Do you know the difference between true altitude and pressure altitude? Find out the answer and learn about other types of altitude in our blog: Altitude Basics: 5 Types Of Altitude Explained.
Vertical Speed Indicator (VSI)
The Vertical Speed Indicator helps you keep your climbs and descents smooth and precise. It senses the rate of change in static pressure via a calibrated leak. If the pressure is decreasing rapidly (as in a climb), it shows a positive climb rate. If it increases (as in a descent), it shows a negative rate.
Readout displays a rate of climb or descent in feet per minute (fpm), typically ±1,000 fpm or ±2,000 fpm. The VSI has a lag of a few seconds, so don’t chase it during quick attitude changes, use your attitude indicator and pitch references instead.
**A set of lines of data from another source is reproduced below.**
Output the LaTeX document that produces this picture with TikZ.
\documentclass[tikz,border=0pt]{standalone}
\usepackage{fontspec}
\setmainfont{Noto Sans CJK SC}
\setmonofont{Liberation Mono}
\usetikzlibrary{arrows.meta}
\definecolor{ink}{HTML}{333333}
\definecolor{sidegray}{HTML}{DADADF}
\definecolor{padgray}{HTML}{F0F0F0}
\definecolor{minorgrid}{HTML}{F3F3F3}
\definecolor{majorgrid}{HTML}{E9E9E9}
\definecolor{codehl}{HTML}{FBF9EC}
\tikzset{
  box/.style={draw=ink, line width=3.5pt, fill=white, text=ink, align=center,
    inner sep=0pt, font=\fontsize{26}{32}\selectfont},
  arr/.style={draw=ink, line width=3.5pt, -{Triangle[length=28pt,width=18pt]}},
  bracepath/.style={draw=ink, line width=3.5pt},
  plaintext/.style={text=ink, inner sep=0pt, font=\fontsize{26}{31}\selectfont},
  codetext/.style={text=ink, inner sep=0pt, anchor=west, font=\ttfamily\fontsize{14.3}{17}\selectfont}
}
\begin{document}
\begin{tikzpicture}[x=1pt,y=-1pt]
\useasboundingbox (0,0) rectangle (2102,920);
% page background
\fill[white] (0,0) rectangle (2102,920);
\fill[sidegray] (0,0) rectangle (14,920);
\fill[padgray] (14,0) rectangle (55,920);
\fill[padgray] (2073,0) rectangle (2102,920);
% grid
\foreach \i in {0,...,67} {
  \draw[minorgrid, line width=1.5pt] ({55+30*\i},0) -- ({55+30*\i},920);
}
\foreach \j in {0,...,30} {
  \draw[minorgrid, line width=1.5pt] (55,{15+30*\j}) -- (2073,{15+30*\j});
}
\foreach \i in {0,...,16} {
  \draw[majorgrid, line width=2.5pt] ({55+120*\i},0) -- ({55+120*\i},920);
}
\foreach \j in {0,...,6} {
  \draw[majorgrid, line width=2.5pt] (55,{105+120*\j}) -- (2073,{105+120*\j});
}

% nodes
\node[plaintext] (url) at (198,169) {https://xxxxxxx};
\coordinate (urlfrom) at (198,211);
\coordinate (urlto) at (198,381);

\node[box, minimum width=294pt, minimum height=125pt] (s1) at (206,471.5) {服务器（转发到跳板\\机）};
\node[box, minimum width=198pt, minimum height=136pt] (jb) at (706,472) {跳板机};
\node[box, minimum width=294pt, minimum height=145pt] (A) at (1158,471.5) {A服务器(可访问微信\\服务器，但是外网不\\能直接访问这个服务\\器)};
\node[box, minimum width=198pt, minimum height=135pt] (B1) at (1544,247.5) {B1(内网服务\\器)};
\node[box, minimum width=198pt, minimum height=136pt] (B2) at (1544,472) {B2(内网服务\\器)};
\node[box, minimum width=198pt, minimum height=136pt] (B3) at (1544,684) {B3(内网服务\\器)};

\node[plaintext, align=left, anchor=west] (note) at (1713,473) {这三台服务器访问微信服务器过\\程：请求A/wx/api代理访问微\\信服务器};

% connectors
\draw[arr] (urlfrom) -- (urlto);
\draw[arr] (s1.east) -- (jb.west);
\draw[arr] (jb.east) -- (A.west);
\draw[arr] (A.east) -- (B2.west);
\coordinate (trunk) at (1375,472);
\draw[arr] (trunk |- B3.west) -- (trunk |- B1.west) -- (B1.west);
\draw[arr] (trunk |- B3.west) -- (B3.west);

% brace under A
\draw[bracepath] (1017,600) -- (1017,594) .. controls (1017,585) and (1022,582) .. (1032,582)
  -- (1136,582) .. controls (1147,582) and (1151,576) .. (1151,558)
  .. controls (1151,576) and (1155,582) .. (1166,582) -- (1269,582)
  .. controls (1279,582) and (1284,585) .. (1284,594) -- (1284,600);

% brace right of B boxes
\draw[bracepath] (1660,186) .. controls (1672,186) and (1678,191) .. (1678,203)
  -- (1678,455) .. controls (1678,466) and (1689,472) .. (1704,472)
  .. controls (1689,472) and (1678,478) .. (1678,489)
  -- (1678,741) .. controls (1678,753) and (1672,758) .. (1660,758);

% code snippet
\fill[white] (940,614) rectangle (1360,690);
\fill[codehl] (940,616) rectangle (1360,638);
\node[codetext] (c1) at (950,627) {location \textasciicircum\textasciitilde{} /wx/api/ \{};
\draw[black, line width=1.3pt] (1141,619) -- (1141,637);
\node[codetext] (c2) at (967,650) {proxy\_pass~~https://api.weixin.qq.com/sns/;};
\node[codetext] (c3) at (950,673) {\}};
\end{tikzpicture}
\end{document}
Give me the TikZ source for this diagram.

Want to know the science behind your airspeed readings? Review our latest blog: Pitot Tube 101: How Your Airspeed Indicator Works.
Airhead's Takeaway
At first glance, the aircraft’s instrument panel can feel like a wall of dials. Every experienced pilot once stared at that same six-pack with wide eyes and a racing pulse. So if you ever feel overwhelmed, take a breath, trust your training, and focus on progress. Aviation is a discipline of patience and precision, where even the smallest learning moment adds up to real mastery.
And remember: great pilots aren't born—they’re built, dial by dial, turn by turn, scan by scan. Trust the process. You’ve got this.